Voices of Students marginalised in a Secondary School

by Lucy Wenham (Author)
©2021 Monographs XX, 330 Pages

Summary

This ethnography gives a voice to a small group of students who are required to spend time in a school withdrawal-unit away from the mainstream classroom setting, most commonly following a period of sustained low-level disruption; students who all too often feel that their voice is not heard. What emerges through the telling of their lived experiences, is the breadth and diversity of ways – from the blatant to the inadvertent, the miniscule to the looming, the inter-personal to the structural – through which they make sense of their tangled, intricate, oftentimes deeply-individual marginalisation, as they navigate schooling day-by-day. Structural issues of transition, ability groups and pathways are seen to fuel marginalisation, as are aspects of classroom practice, such as behaviour management policy enactment or the choice of pedagogical approach. Teacher-student relationships matter hugely, as does being known, respected and understood. Individual factors also play a role, with special educational needs, mental health concerns and family breakdown, all feeding into engagement and attitudes to school. Taking the experiences of these students seriously, the analysis shows that what is actually needed to tackle the assorted, messy, multi-dimensional nature of such lived marginalisation, is a radically comprehensive education system structure, with the social at its heart, where critical pedagogy is embedded classroom practice.

Table Of Contents


Preface: Different Approaches to Reading This Book

The inspiration for the research behind this book comes directly from the classroom, with the seed evolving from musings and reflections on the day-to-day, commonplace yet extraordinary educational experiences of some of the students I had the pleasure to meet, to teach and come to know along the way. This book is underpinned by their stories.

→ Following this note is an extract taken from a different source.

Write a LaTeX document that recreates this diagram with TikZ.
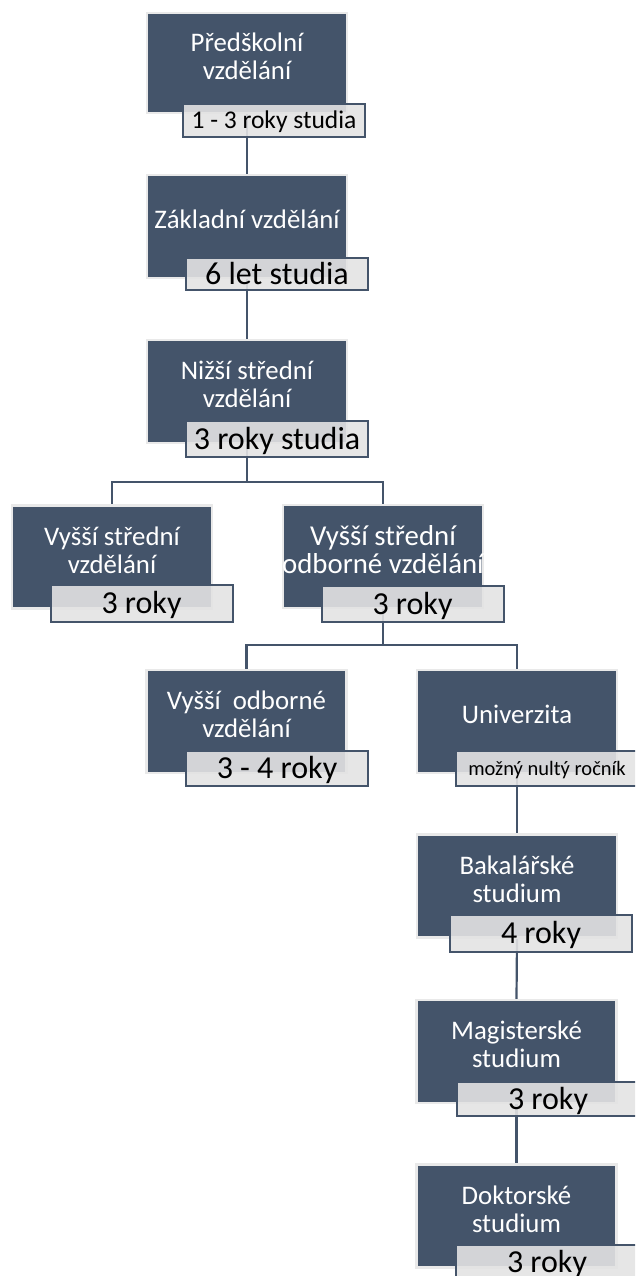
\documentclass[tikz,border=0pt]{standalone}
\usepackage{fontspec}
\setmainfont{Carlito}
\usetikzlibrary{backgrounds}
\definecolor{navy}{HTML}{44546A}
\definecolor{halo}{HTML}{E9E9E9}
\definecolor{labfill}{HTML}{E3E3E3}
\begin{document}
\begin{tikzpicture}[x=1pt,y=-1pt,
  dbox/.style={draw=halo, line width=2.5pt, fill=navy, minimum width=200pt, minimum height=103pt, inner sep=0pt},
  btxt/.style={text=white, align=center, inner sep=0pt, font=\fontsize{26.8}{28}\selectfont},
  lab/.style={draw=navy, line width=2pt, fill=labfill, fill opacity=0.9, text opacity=1, minimum width=182pt, minimum height=35pt, inner sep=0pt, text height=20.5pt, text depth=0pt, font=\fontsize{32}{34}\selectfont},
  conn/.style={draw=navy, line width=2.2pt}]
\useasboundingbox (0,0) rectangle (635,1276);
\clip (0,0) rectangle (635,1276);
% boxes
\node[dbox, minimum height=100pt] (b1) at (247,63) {};
\node[dbox] (b2) at (247,226.5) {};
\node[dbox] (b3) at (247,391.5) {};
\node[dbox] (b4) at (112,557) {};
\node[dbox] (b5) at (383,556.5) {};
\node[dbox] (b6) at (246.5,721.5) {};
\node[dbox] (b7) at (517,721.5) {};
\node[dbox] (b8) at (517,886) {};
\node[dbox] (b9) at (516.5,1051.5) {};
\node[dbox] (b10) at (516.5,1216) {};
% box texts
\node[btxt] (t1) at ([yshift=7pt]b1.center) {Předškolní\\vzdělání};
\node[btxt] (t2) at ([yshift=7pt]b2.center) {Základní vzdělání};
\node[btxt] (t3) at ([yshift=7pt]b3.center) {Nižší střední\\vzdělání};
\node[btxt] (t4) at ([yshift=7pt]b4.center) {Vyšší střední\\vzdělání};
\node[btxt, font=\fontsize{28.8}{27.5}\selectfont] (t5) at ([yshift=7pt]b5.center) {Vyšší střední\\odborné vzdělání};
\node[btxt] (t6) at ([yshift=7pt]b6.center) {Vyšší\ \ odborné\\vzdělání};
\node[btxt] (t7) at ([yshift=7pt]b7.center) {Univerzita};
\node[btxt] (t8) at ([yshift=7pt]b8.center) {Bakalářské\\studium};
\node[btxt] (t9) at ([yshift=7pt]b9.center) {Magisterské\\studium};
\node[btxt] (t10) at ([yshift=7pt]b10.center) {Doktorské\\studium};
% labels
\node[lab, minimum height=33pt, text height=16pt, font=\fontsize{25.5}{28}\selectfont] (l1) at (274,120.5) {1 - 3 roky studia};
\node[lab, minimum height=32pt] (l2) at (277,274) {6 let studia};
\node[lab, minimum height=36pt] (l3) at (277,439) {3 roky studia};
\node[lab, minimum height=37pt] (l4) at (141.5,603.5) {3 roky};
\node[lab, minimum height=36pt] (l5) at (412.5,604) {3 roky};
\node[lab] (l6) at (277,768.5) {3 - 4 roky};
\node[lab, text height=13pt, font=\fontsize{20.5}{24}\selectfont] (l7) at (547,768.5) {možný nultý ročník};
\node[lab, minimum height=37pt] (l8) at (541,933.5) {4 roky};
\node[lab, minimum height=34pt] (l9) at (548,1099) {3 roky};
\node[lab] (l10) at (547,1262) {3 roky};
% junctions
\coordinate (j1) at (247,482);
\coordinate (j2) at (383,645);
% connectors
\begin{scope}[on background layer]
\draw[conn] (b1.south) -- (b2.north);
\draw[conn] (b2.south) -- (b3.north);
\draw[conn] (b3.south) -- (j1) -| (b4.north);
\draw[conn] (j1) -| (b5.north);
\draw[conn] (b5.south) -- (j2) -| (b6.north);
\draw[conn] (j2) -| (b7.north);
\draw[conn] (b7.south) -- (b8.north);
\draw[conn] (b8.south) -- (b9.north);
\draw[conn] (b9.south) -- (b10.north);
\end{scope}
\end{tikzpicture}
\end{document}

As a teacher within the mainstream secondary school sector for fifteen years, working over a period of considerable change and volatility in schools in challenging circumstances, I oscillated between being exasperated, inspired, encouraged and incensed by the lived experiences of schooling of many of my students. These students whose experience of schooling I found so emotive and thought-provoking, were invariably those who felt side-lined, marginalised, overlooked, neglected or even rejected, in some manner or at some moment along their educational journey. For me, their strength, their long-suffering patience and their frustrations prompted many questions. How did this marginalisation come about and how might it be otherwise? What can be done to pre-empt vulnerable, socially disadvantaged students from becoming marginalised and disengaged? What are the implications for best practice within schools and the ramifications for system structures? The seed was sown, my research began and this book resulted. It seeks to give a voice to these students as a way of understanding the triggers, causes, effects and consequences of disengagement from mainstream education. The power of the book is having these marginalised students voices at its core. The strengths undoubtedly lie in reflecting upon, analysing and contextualising the stories, thoughts and opinions of these rarely listened to, marginalised students. Any weaknesses are all mine.

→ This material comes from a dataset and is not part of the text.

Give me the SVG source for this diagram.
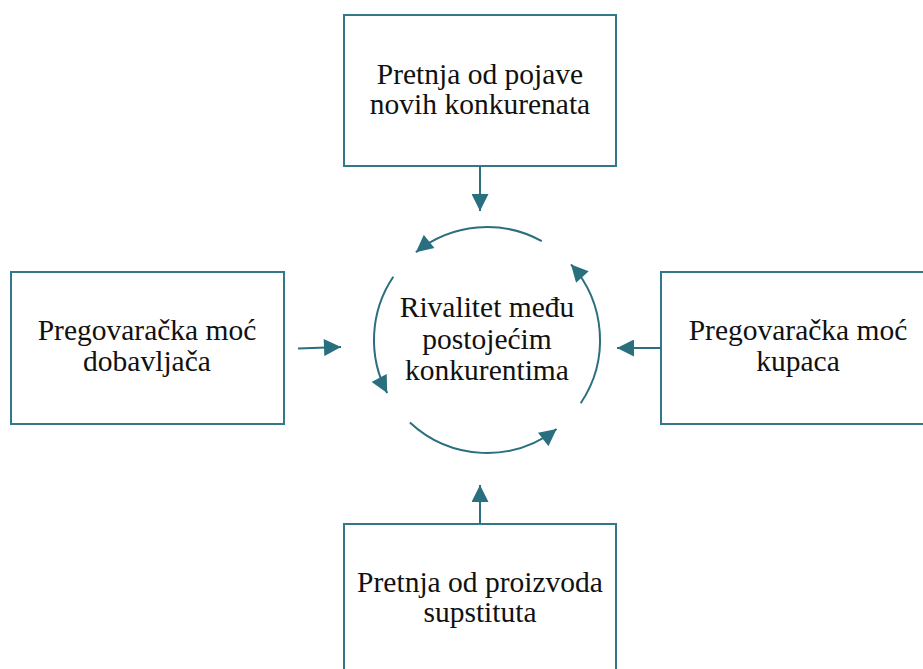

This book should be of interest not only to the archetypal audience for a research-informed book – namely researchers, academics and those policy makers with a research-informed leaning – but also crucially to teachers at all levels as well as others with an interest in educational inequalities and wider issues of social justice. Anyone with an interest in schooling, in schooling for all, in educational equality – perhaps in particular in understanding inequality of experience – or of course more specifically in marginalised students, their learning, their experiences, their thoughts and opinions, can gain insight from reading this book and hearing the voices within.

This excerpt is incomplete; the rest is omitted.